MATERIAL

========

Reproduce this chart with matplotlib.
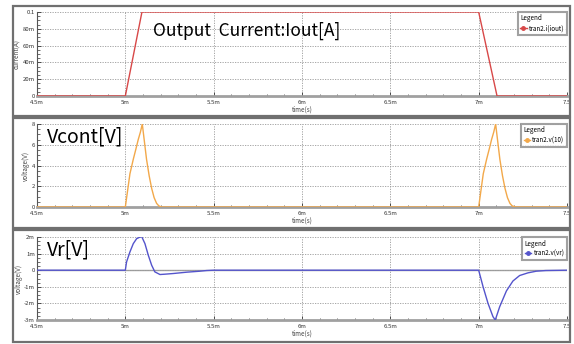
import matplotlib.pyplot as plt
from matplotlib.patches import Rectangle

plt.rcParams['font.family'] = ['Noto Sans CJK JP', 'DejaVu Sans']

# time in ms
x_ticks = [4.5, 5.0, 5.5, 6.0, 6.5, 7.0, 7.5]
x_labels = ['4.5m', '5m', '5.5m', '6m', '6.5m', '7m', '7.5']

# panel 1: output current (A)
i_t = [4.5, 5.0, 5.094, 7.0, 7.104, 7.5]
i_v = [0.0, 0.0, 0.1, 0.1, 0.0, 0.0]
i_ticks = [0, 0.02, 0.04, 0.06, 0.08, 0.1]
i_labels = ['0', '20m', '40m', '60m', '80m', '0.1']

# panel 2: Vcont (V)
vc_t = [4.5, 5.0, 5.013, 5.026, 5.045, 5.06, 5.073, 5.085, 5.096,
        5.108, 5.12, 5.135, 5.149, 5.163, 5.177, 5.19, 5.205,
        7.0, 7.013, 7.026, 7.045, 7.06, 7.073, 7.085, 7.096,
        7.108, 7.12, 7.135, 7.149, 7.163, 7.177, 7.19, 7.21, 7.5]
vc_v = [0, 0, 1.6, 3.2, 4.6, 5.6, 6.5, 7.2, 8.0,
        6.3, 4.6, 3.0, 1.8, 0.9, 0.35, 0.1, 0,
        0, 1.6, 3.2, 4.6, 5.6, 6.5, 7.2, 8.0,
        6.3, 4.6, 3.0, 1.8, 0.9, 0.35, 0.1, 0, 0]
vc_ticks = [0, 2, 4, 6, 8]
vc_labels = ['0', '2', '4', '6', '8']

# panel 3: Vr (mV)
vr_t = [4.5, 5.0, 5.007, 5.026, 5.045, 5.064, 5.092, 5.111, 5.130,
        5.149, 5.167, 5.196, 5.224, 5.271, 5.347, 5.422, 5.46, 5.5,
        7.0, 7.025, 7.053, 7.081, 7.094, 7.119, 7.157, 7.194, 7.232,
        7.279, 7.326, 7.38, 7.5]
vr_v = [0, 0, 0.5, 1.1, 1.6, 1.9, 2.04, 1.6, 0.9,
        0.3, -0.1, -0.26, -0.24, -0.2, -0.12, -0.06, -0.02, 0,
        0, -1.0, -2.0, -2.8, -3.0, -2.2, -1.25, -0.65, -0.32,
        -0.16, -0.06, -0.02, 0]
vr_ticks = [-3, -2, -1, 0, 1, 2]
vr_labels = ['-3m', '-2m', '-1m', '0', '1m', '2m']

W, H = 574, 344
fig = plt.figure(figsize=(W / 100, H / 100), dpi=100)
fig.patch.set_facecolor('white')

# panel frames (pixel coords: x0, y0, x1, y1)
frames = [(13, 6, 570, 116), (13, 118, 570, 228), (13, 230, 570, 342)]
for x0, y0, x1, y1 in frames:
    fig.patches.append(Rectangle((x0 / W, 1 - y1 / H), (x1 - x0) / W, (y1 - y0) / H,
                                 transform=fig.transFigure, fill=False,
                                 edgecolor='#707070', linewidth=1.6))

# axes boxes (pixel coords: left, top, right, bottom)
boxes = [(37, 12, 567, 96), (37, 124, 567, 207), (37, 237, 567, 320)]
axes = []
for l, t, r, b in boxes:
    ax = fig.add_axes([l / W, 1 - b / H, (r - l) / W, (b - t) / H])
    axes.append(ax)

panels = [
    (i_t, i_v, '#d84848', 'tran2.i(iout)', i_ticks, i_labels, (0, 0.1), 'current(A)',
     'Output  Current:Iout[A]', 0.219, 0.714, 12.5),
    (vc_t, vc_v, '#f2a84a', 'tran2.v(10)', vc_ticks, vc_labels, (0, 8), 'voltage(V)',
     'Vcont[V]', 0.019, 0.783, 14),
    (vr_t, vr_v, '#5454cc', 'tran2.v(vr)', vr_ticks, vr_labels, (-3, 2), 'voltage(V)',
     'Vr[V]', 0.019, 0.783, 14),
]

for k, (ax, p) in enumerate(zip(axes, panels)):
    t, v, col, name, yt, yl, ylim, ylab, big, bx, by, bs = p
    if k == 2:
        ax.axhline(0, color='#a0a0a0', lw=1.0, zorder=1)
    ax.plot(t, v, color=col, lw=1.0, label=name, marker='o', markersize=2.5,
            markevery=[], zorder=3)
    ax.set_xlim(4.5, 7.5)
    ax.set_ylim(*ylim)
    ax.set_xticks(x_ticks)
    ax.set_xticklabels(x_labels)
    ax.set_yticks(yt)
    ax.set_yticklabels(yl)
    ax.set_xticks([4.5 + 0.1 * j for j in range(31)], minor=True)
    ystep = (yt[1] - yt[0]) / 4
    ax.set_yticks([yt[0] + ystep * j for j in range(4 * (len(yt) - 1) + 1)], minor=True)
    ax.tick_params(axis='both', which='major', direction='in', length=3, width=0.6,
                   labelsize=4.3, colors='#333333', pad=1.5)
    ax.tick_params(axis='x', which='major', pad=3)
    ax.tick_params(axis='both', which='minor', direction='in', length=1.8, width=0.5,
                   colors='#333333')
    ax.grid(True, which='major', color='#999999', lw=0.6, linestyle=(0, (1.5, 1.5)))
    for s in ['top', 'right']:
        ax.spines[s].set_visible(False)
    ax.spines['left'].set_color('#555555')
    ax.spines['left'].set_linewidth(0.8)
    ax.spines['bottom'].set_color('#a0a0a0')
    ax.spines['bottom'].set_linewidth(2.0)
    ax.set_xlabel('time(s)', fontsize=4.5, color='#444444', labelpad=0)
    ax.set_ylabel(ylab, fontsize=4.5, color='#444444', labelpad=1)
    ax.text(bx, by, big, transform=ax.transAxes, fontsize=bs, color='black',
            va='baseline', ha='left')
    leg = ax.legend(loc='upper right', bbox_to_anchor=(1.0, 1.0), borderaxespad=0,
                    title='Legend', fontsize=4.5, title_fontsize=4.5, alignment='left',
                    frameon=True, fancybox=False, edgecolor='#8a8a8a',
                    handlelength=1.0, handletextpad=0.4, borderpad=0.4,
                    labelspacing=0.3)
    leg.get_frame().set_linewidth(1.5)

fig.savefig('out.png', dpi=100, facecolor='white')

========

REQUIREMENTS
Transcribe the opening line of the listing above, please, and every line after it through the line with "plt.rcParams['font.family'] = ['Noto", word for word, without pictures.

FINAL RESULT
Reproduce this chart with matplotlib.
import matplotlib.pyplot as plt
from matplotlib.patches import Rectangle

plt.rcParams['font.family'] = ['Noto Sans CJK JP', 'DejaVu Sans']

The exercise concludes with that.